DATA LISTING ▸

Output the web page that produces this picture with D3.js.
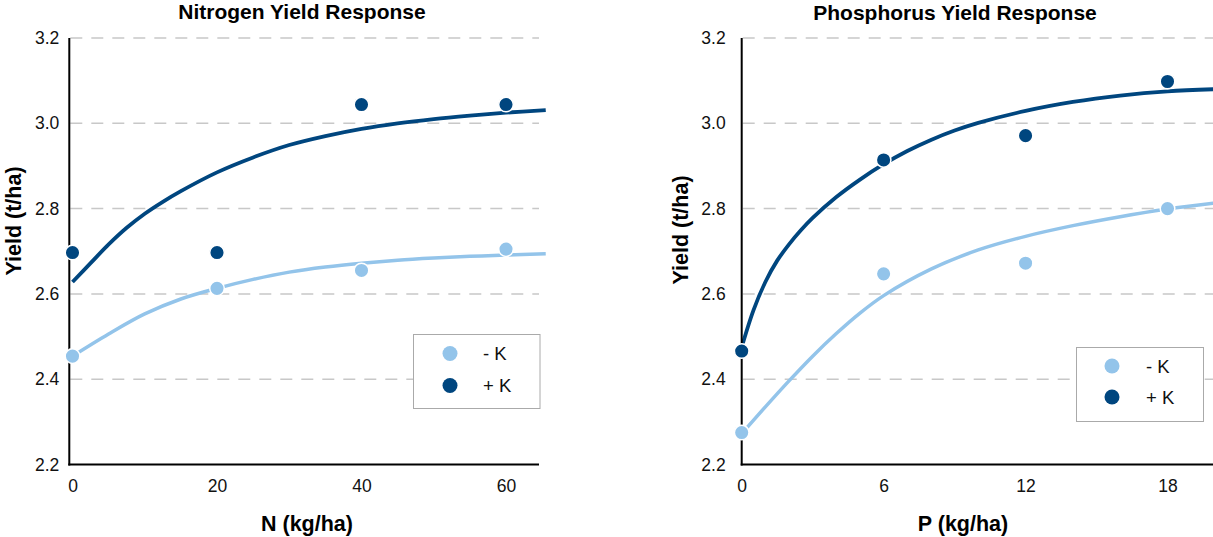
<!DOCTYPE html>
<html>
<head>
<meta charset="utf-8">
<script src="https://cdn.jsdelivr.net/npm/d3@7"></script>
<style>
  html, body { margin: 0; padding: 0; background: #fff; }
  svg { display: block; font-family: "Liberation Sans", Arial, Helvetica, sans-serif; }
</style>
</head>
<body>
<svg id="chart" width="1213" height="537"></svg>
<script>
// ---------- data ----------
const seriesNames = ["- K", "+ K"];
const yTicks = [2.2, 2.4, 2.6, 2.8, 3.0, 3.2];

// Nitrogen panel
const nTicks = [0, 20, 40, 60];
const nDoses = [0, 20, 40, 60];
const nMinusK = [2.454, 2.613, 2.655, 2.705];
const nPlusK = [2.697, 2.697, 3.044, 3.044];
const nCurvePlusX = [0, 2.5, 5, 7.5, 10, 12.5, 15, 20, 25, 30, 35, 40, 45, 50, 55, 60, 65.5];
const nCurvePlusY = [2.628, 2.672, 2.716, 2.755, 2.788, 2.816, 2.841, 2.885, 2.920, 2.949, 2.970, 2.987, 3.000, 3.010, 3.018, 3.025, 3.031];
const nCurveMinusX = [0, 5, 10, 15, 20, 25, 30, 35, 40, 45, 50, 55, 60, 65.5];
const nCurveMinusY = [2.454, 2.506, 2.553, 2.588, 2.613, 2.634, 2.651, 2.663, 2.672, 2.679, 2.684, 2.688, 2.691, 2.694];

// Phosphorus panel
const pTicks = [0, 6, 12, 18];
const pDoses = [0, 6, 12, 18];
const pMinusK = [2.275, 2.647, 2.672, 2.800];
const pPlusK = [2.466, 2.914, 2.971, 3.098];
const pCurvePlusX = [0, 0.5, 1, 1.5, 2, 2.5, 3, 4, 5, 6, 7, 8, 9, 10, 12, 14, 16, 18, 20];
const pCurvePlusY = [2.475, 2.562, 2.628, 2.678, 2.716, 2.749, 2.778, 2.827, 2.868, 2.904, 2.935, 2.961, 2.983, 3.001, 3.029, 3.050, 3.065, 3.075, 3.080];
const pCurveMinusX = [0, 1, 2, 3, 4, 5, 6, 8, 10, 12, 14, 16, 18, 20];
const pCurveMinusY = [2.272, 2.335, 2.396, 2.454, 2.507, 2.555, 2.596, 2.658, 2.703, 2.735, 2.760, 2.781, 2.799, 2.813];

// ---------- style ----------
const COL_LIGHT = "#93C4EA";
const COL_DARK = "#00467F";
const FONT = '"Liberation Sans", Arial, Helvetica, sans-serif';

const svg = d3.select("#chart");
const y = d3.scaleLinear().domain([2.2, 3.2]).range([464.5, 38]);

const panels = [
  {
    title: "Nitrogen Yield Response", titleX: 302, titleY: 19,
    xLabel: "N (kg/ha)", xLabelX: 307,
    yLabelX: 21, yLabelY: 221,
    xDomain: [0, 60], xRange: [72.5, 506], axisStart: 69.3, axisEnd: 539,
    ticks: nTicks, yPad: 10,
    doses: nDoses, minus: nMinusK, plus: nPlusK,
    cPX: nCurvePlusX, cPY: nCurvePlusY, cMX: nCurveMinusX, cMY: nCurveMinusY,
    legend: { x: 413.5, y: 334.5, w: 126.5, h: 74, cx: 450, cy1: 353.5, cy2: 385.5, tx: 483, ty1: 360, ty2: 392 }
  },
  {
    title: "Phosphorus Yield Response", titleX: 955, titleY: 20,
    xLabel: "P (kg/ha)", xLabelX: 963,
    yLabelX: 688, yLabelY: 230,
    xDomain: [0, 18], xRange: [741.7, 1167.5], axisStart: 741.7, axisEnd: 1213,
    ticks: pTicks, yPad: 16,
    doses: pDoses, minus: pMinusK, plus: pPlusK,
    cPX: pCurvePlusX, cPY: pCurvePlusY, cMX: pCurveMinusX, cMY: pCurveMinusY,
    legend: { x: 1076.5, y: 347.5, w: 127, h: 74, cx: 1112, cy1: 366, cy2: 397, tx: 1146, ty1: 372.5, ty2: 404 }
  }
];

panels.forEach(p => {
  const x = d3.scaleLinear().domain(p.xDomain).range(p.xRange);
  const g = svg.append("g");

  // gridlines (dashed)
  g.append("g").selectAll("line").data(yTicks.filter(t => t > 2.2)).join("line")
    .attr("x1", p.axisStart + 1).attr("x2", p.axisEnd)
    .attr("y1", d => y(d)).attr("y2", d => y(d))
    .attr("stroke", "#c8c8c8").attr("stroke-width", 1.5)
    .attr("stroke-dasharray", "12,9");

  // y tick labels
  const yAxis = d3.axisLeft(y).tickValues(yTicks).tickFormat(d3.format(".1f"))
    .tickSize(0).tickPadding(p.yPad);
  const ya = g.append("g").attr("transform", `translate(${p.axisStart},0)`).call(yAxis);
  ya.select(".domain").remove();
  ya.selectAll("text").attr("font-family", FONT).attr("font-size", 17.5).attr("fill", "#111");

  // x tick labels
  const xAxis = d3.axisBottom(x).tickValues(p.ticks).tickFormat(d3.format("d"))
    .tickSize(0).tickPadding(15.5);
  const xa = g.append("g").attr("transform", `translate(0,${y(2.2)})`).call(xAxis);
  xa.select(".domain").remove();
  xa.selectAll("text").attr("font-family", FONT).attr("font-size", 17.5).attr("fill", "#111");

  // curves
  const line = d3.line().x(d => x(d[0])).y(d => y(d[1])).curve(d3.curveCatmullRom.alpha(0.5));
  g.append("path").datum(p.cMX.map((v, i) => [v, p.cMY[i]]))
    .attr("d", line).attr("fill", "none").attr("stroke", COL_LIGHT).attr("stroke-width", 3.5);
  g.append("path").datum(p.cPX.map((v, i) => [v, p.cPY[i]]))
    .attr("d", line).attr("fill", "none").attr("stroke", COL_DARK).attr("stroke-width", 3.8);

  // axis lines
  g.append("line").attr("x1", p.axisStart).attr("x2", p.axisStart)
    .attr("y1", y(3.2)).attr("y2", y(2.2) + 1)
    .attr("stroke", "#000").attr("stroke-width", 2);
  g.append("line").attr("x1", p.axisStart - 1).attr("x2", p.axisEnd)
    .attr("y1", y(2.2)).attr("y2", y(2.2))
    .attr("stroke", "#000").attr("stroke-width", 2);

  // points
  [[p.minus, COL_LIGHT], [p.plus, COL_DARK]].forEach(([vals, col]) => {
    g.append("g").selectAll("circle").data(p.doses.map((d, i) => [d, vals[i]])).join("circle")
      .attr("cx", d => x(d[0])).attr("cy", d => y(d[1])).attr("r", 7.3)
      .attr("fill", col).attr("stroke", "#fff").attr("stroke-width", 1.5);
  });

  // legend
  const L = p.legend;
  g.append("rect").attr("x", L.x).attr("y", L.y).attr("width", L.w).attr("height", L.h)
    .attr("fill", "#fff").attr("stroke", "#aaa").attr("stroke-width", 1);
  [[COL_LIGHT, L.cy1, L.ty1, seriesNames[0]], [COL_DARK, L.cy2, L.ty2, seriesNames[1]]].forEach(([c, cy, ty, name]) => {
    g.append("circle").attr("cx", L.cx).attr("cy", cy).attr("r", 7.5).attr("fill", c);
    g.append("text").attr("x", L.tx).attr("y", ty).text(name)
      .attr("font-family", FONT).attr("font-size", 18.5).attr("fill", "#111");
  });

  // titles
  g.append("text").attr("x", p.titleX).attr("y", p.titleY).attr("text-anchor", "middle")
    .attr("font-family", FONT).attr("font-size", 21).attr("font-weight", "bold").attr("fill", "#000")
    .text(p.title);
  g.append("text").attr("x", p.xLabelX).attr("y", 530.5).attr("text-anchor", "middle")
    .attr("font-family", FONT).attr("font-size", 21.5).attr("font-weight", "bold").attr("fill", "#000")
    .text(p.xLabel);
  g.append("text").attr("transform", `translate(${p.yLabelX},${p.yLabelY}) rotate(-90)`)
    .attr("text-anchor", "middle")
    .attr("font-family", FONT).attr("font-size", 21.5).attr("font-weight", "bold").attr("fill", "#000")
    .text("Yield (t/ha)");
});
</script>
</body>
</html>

---

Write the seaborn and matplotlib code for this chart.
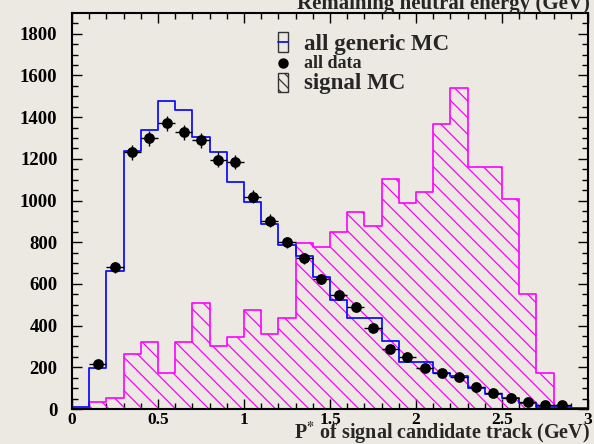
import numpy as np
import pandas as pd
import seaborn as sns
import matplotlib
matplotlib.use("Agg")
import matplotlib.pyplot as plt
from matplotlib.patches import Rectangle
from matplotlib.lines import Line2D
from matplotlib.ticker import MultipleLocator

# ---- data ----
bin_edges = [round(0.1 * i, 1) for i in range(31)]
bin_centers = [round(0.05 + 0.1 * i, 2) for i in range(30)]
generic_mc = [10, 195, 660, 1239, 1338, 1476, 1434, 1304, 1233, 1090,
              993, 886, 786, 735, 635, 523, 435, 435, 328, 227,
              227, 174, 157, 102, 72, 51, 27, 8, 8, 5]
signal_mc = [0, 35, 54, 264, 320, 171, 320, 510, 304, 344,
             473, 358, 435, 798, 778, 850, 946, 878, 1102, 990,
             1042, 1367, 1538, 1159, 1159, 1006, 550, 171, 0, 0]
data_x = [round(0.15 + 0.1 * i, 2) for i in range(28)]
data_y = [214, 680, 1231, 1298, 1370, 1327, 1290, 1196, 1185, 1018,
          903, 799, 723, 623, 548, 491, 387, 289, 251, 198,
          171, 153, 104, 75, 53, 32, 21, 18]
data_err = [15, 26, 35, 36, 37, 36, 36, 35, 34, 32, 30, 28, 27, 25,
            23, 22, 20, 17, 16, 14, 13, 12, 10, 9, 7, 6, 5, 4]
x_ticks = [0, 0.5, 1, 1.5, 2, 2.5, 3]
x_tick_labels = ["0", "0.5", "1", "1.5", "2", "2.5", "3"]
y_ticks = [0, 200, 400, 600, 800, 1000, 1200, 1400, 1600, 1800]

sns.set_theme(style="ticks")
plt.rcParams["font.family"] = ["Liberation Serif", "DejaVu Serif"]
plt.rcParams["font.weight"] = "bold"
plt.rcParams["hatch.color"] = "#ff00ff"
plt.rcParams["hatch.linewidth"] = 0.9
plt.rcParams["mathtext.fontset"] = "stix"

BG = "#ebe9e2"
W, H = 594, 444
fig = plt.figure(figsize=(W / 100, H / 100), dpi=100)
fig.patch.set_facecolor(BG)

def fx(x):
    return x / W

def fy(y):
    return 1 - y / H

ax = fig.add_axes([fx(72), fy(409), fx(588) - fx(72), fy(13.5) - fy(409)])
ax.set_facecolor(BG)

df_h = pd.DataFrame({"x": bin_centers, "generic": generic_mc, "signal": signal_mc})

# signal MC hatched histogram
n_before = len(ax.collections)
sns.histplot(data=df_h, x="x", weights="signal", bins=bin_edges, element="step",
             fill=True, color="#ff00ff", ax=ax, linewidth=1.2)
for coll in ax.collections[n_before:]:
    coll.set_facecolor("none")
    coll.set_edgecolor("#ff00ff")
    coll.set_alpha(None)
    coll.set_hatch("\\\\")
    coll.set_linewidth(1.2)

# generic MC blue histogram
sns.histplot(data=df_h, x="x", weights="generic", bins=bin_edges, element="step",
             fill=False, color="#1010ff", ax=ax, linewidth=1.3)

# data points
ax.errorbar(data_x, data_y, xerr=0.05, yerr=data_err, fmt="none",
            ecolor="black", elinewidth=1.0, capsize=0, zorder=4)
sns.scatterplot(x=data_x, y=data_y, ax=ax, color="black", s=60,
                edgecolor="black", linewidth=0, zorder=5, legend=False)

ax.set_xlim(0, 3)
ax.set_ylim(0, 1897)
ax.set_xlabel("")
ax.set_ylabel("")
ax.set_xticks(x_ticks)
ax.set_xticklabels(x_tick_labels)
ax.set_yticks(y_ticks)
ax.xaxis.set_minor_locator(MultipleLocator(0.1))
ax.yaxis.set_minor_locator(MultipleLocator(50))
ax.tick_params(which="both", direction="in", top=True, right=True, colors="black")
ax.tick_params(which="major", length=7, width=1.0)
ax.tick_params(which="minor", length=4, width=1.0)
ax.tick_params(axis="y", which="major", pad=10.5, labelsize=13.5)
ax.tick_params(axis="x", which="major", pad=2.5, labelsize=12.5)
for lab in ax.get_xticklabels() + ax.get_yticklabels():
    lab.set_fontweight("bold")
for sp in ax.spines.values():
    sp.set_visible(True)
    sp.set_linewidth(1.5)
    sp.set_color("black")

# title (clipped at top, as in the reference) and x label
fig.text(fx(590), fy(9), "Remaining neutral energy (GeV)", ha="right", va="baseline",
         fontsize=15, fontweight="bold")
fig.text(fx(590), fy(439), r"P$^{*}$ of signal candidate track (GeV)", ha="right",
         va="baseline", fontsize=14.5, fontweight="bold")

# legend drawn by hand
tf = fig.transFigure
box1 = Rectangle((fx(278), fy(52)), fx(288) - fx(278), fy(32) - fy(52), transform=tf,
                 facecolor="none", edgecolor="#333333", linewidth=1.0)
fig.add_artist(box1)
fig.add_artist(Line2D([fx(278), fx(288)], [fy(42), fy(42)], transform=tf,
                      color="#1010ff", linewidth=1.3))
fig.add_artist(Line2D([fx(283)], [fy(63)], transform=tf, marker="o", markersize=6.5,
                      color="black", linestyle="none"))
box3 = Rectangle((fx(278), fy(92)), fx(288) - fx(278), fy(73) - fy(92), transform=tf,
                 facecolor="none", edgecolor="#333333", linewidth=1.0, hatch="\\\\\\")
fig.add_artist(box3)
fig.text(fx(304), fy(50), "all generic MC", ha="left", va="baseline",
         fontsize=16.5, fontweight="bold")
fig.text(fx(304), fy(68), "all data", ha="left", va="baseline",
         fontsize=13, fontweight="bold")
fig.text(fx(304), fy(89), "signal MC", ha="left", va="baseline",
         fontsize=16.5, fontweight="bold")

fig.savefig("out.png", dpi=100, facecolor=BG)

---

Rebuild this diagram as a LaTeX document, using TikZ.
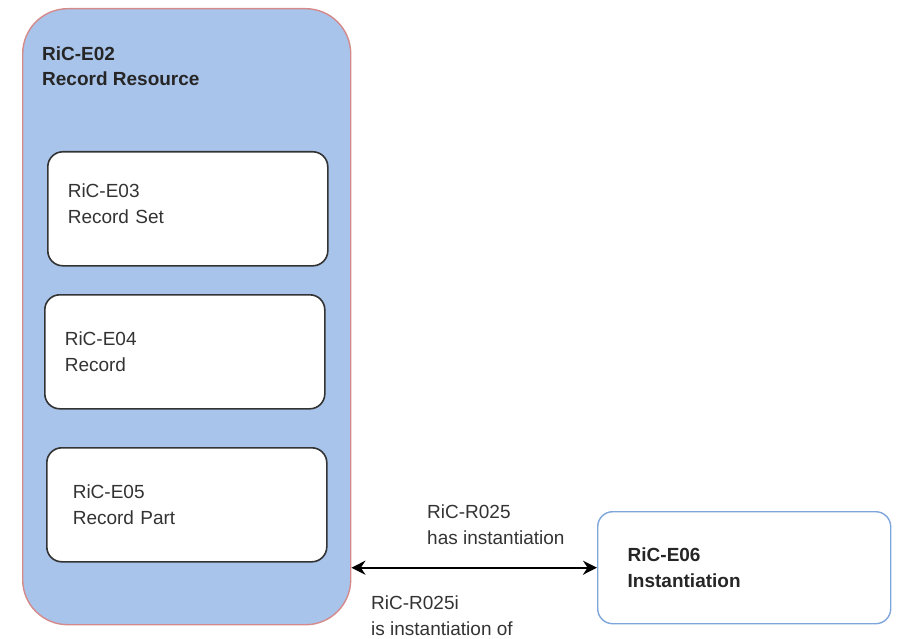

SHORT PROBLEM ▸
Copy out, exactly, every line from the one that contains "Write the seaborn" through the one that contains "from matplotlib.ticker import MultipleLocator". Pictures stay out of the copy.

RESPONSE TO THE TASK ▸
Write the seaborn and matplotlib code for this chart.
import numpy as np
import pandas as pd
import seaborn as sns
import matplotlib
matplotlib.use("Agg")
import matplotlib.pyplot as plt
from matplotlib.patches import Rectangle
from matplotlib.lines import Line2D
from matplotlib.ticker import MultipleLocator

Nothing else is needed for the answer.